TASK DETAILS —
Without the pictures, output the lines of the material from the very first through the one that holds "ax = fig.add_axes([0.0545, 0.1035, 0.6722, 0.8685])".

GIVEN INFORMATION —
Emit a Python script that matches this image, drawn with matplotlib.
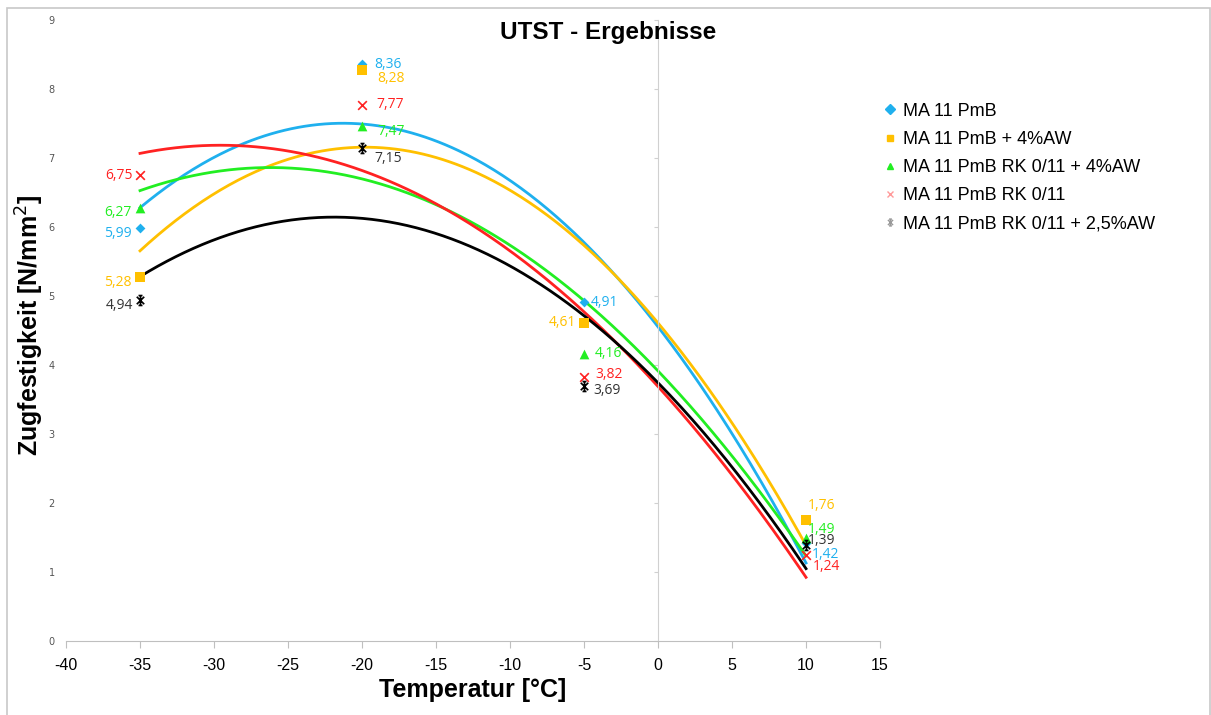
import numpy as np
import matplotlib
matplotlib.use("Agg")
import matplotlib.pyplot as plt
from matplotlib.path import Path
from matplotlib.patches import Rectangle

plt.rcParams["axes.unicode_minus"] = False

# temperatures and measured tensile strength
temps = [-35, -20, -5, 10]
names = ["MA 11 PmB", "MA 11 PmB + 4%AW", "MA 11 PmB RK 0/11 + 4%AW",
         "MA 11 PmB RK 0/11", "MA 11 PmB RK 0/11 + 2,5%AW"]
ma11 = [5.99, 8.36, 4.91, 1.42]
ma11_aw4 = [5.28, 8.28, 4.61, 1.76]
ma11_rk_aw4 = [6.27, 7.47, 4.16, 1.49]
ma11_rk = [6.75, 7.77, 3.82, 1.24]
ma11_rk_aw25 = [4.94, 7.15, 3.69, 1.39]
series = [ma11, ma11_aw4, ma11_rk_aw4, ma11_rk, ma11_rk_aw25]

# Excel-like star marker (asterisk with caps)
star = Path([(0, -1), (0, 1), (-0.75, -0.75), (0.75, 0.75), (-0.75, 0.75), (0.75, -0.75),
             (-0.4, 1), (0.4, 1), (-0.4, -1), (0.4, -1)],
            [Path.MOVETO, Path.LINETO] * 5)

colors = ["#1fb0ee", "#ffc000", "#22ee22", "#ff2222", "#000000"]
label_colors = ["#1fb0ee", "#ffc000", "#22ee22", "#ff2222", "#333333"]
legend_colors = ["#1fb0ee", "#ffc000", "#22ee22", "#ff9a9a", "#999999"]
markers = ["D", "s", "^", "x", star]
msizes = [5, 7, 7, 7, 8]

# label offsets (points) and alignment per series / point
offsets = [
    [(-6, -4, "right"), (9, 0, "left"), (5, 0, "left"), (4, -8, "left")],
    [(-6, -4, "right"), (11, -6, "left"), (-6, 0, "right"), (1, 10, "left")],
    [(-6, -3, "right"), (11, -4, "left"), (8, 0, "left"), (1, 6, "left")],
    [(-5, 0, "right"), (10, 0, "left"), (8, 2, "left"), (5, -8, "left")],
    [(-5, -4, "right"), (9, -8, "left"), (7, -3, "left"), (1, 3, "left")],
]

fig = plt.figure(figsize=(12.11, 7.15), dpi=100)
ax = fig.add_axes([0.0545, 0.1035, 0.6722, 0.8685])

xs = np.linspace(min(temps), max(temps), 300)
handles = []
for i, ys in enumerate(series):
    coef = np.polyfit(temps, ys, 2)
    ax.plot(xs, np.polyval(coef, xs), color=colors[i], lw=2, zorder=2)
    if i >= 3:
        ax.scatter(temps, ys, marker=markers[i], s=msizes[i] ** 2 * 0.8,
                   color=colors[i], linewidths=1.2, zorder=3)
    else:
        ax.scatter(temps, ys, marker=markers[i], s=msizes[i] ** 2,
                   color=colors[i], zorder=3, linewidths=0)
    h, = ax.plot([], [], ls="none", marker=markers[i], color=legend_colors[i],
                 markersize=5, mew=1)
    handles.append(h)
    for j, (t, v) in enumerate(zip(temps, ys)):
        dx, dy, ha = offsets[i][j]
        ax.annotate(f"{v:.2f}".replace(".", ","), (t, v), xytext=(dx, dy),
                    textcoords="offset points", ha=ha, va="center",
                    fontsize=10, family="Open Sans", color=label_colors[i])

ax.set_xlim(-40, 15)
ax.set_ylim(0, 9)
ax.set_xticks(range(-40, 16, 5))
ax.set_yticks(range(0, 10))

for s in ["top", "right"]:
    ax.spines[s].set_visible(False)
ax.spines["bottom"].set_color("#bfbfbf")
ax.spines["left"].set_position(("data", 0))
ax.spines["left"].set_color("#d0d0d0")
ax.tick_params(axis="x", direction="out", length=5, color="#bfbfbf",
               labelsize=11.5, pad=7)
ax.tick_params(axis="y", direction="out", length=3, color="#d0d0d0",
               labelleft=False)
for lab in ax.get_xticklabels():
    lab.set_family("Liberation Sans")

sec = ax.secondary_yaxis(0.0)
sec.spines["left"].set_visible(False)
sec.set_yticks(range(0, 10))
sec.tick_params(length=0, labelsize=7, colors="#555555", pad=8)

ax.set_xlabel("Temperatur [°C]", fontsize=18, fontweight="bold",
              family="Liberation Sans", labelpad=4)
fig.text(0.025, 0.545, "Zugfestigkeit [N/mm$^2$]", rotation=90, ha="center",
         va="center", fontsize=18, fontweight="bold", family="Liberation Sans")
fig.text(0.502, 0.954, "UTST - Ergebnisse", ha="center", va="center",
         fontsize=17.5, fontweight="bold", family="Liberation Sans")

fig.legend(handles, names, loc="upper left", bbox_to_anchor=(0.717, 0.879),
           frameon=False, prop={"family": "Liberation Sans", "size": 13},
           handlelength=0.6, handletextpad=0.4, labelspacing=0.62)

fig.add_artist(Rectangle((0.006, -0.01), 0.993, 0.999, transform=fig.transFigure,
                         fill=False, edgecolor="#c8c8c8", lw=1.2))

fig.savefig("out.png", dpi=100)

RIGHT ANSWER —
Emit a Python script that matches this image, drawn with matplotlib.
import numpy as np
import matplotlib
matplotlib.use("Agg")
import matplotlib.pyplot as plt
from matplotlib.path import Path
from matplotlib.patches import Rectangle

plt.rcParams["axes.unicode_minus"] = False

# temperatures and measured tensile strength
temps = [-35, -20, -5, 10]
names = ["MA 11 PmB", "MA 11 PmB + 4%AW", "MA 11 PmB RK 0/11 + 4%AW",
         "MA 11 PmB RK 0/11", "MA 11 PmB RK 0/11 + 2,5%AW"]
ma11 = [5.99, 8.36, 4.91, 1.42]
ma11_aw4 = [5.28, 8.28, 4.61, 1.76]
ma11_rk_aw4 = [6.27, 7.47, 4.16, 1.49]
ma11_rk = [6.75, 7.77, 3.82, 1.24]
ma11_rk_aw25 = [4.94, 7.15, 3.69, 1.39]
series = [ma11, ma11_aw4, ma11_rk_aw4, ma11_rk, ma11_rk_aw25]

# Excel-like star marker (asterisk with caps)
star = Path([(0, -1), (0, 1), (-0.75, -0.75), (0.75, 0.75), (-0.75, 0.75), (0.75, -0.75),
             (-0.4, 1), (0.4, 1), (-0.4, -1), (0.4, -1)],
            [Path.MOVETO, Path.LINETO] * 5)

colors = ["#1fb0ee", "#ffc000", "#22ee22", "#ff2222", "#000000"]
label_colors = ["#1fb0ee", "#ffc000", "#22ee22", "#ff2222", "#333333"]
legend_colors = ["#1fb0ee", "#ffc000", "#22ee22", "#ff9a9a", "#999999"]
markers = ["D", "s", "^", "x", star]
msizes = [5, 7, 7, 7, 8]

# label offsets (points) and alignment per series / point
offsets = [
    [(-6, -4, "right"), (9, 0, "left"), (5, 0, "left"), (4, -8, "left")],
    [(-6, -4, "right"), (11, -6, "left"), (-6, 0, "right"), (1, 10, "left")],
    [(-6, -3, "right"), (11, -4, "left"), (8, 0, "left"), (1, 6, "left")],
    [(-5, 0, "right"), (10, 0, "left"), (8, 2, "left"), (5, -8, "left")],
    [(-5, -4, "right"), (9, -8, "left"), (7, -3, "left"), (1, 3, "left")],
]

fig = plt.figure(figsize=(12.11, 7.15), dpi=100)
ax = fig.add_axes([0.0545, 0.1035, 0.6722, 0.8685])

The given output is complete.